PPRuNe Forums - View Single Post - Boeing 737 Max Recertification Testing - Finally.
Old 2nd Oct 2020, 02:27
  #374 (permalink)  
DozyWannabe
 
Join Date: Jul 2002
Location: UK
Posts: 3,093
Likes: 0
Received 0 Likes on 0 Posts
Originally Posted by Nil by mouth
When the dust has finally settled, the cost of this Max debacle, redesigning, legal and compensatory, plus cancellations could have funded a completely new model, the Boeing hindsight?
That could be a distinct possibility, however it's important to remember the state of play that led Boeing to green-light the 737 MAX project in the first place.

Firstly, in 2011 Boeing had started to pull together ideas as part of the "Yellowstone" project to have a clean-sheet 737 replacement ready by 2020. But it would appear that they found themselves utterly wrong-footed by the apparently overwhelmingly positive customer response to the A320neo. Boeing were confronted with several major US airlines asking them if they had a response (and if not, why not?). Boeing's original plan to have a 737 replacement by 2020 would be no use if a significant number of airlines (particularly in the US) had already standardised their short-haul fleets on the A320neo series, which would not only be available and ready by 2015, but would require minimal conversion training from the original A320 series.
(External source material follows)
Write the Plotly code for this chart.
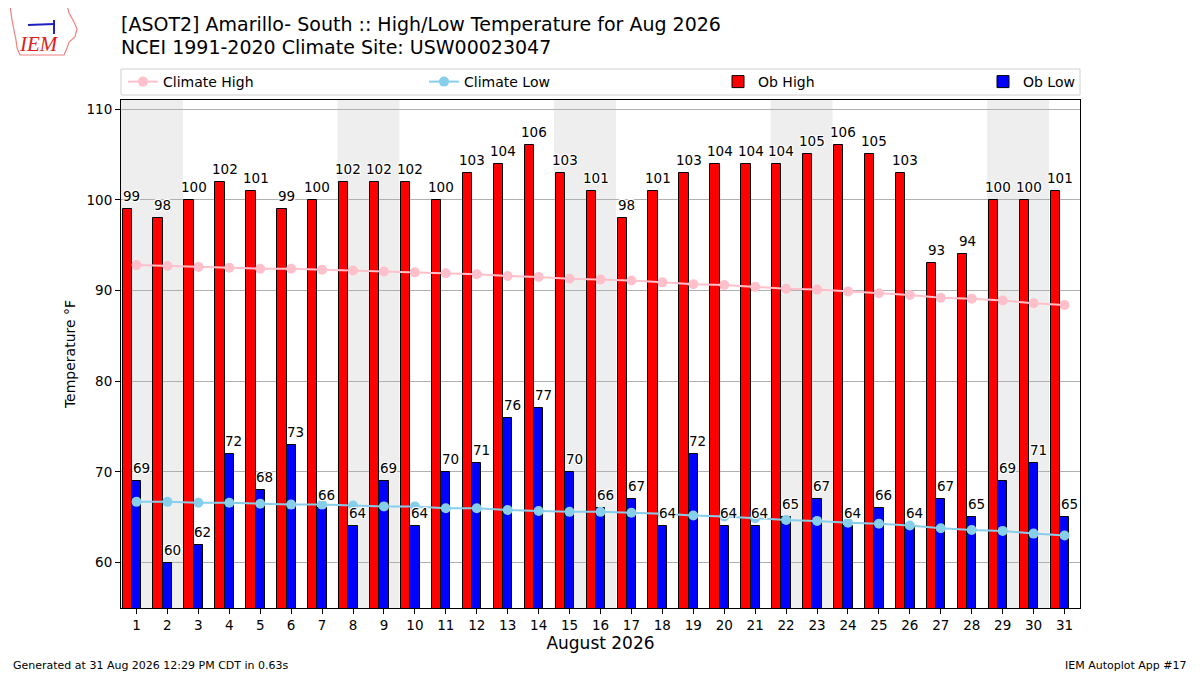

The other "elephant in the room" as I see it (and I'm surprised that there hasn't been much mention of this) is Southwest. Because a major aspect of their business model has always been an "all-737" fleet, that airline is the closest thing Boeing has (within the US) to a captive market. Southwest would undoubtedly be deeply unhappy if their competitors were given a five-year head start on significantly lower operating costs as a result of being Boeing's most loyal 737 customer, and even if Boeing was able to bring forward the launch of the 737 replacement, the cost of conversion training to the new type would have been a significant obstacle.

In effect, the 737 became a victim of its own success in part because Boeing seem to have been content to rest on their laurels for too long. The signs were there all the way back to the '90s when complaints were made about the limited FDR parameters during the rudder controversy. The limits weren't due to the FDR units themselves, rather the expense of fitting sensors to the '60s-vintage control mechanisms. So it went with the MAX - there is nothing fundamentally wrong with its flying characteristics, but the differences in those characteristics exceed what the FAA can allow while using the grandfathered type certificate. And while a type based around a digital flight control system can be programmed to compensate for those differences relatively easily, the same is not true of the '60s technology underpinning the 737. With the benefit of 20/20 hindsight, MCAS looks like an unbelievably crude workaround - however it would not have been necessary had Boeing not painted themselves into a corner.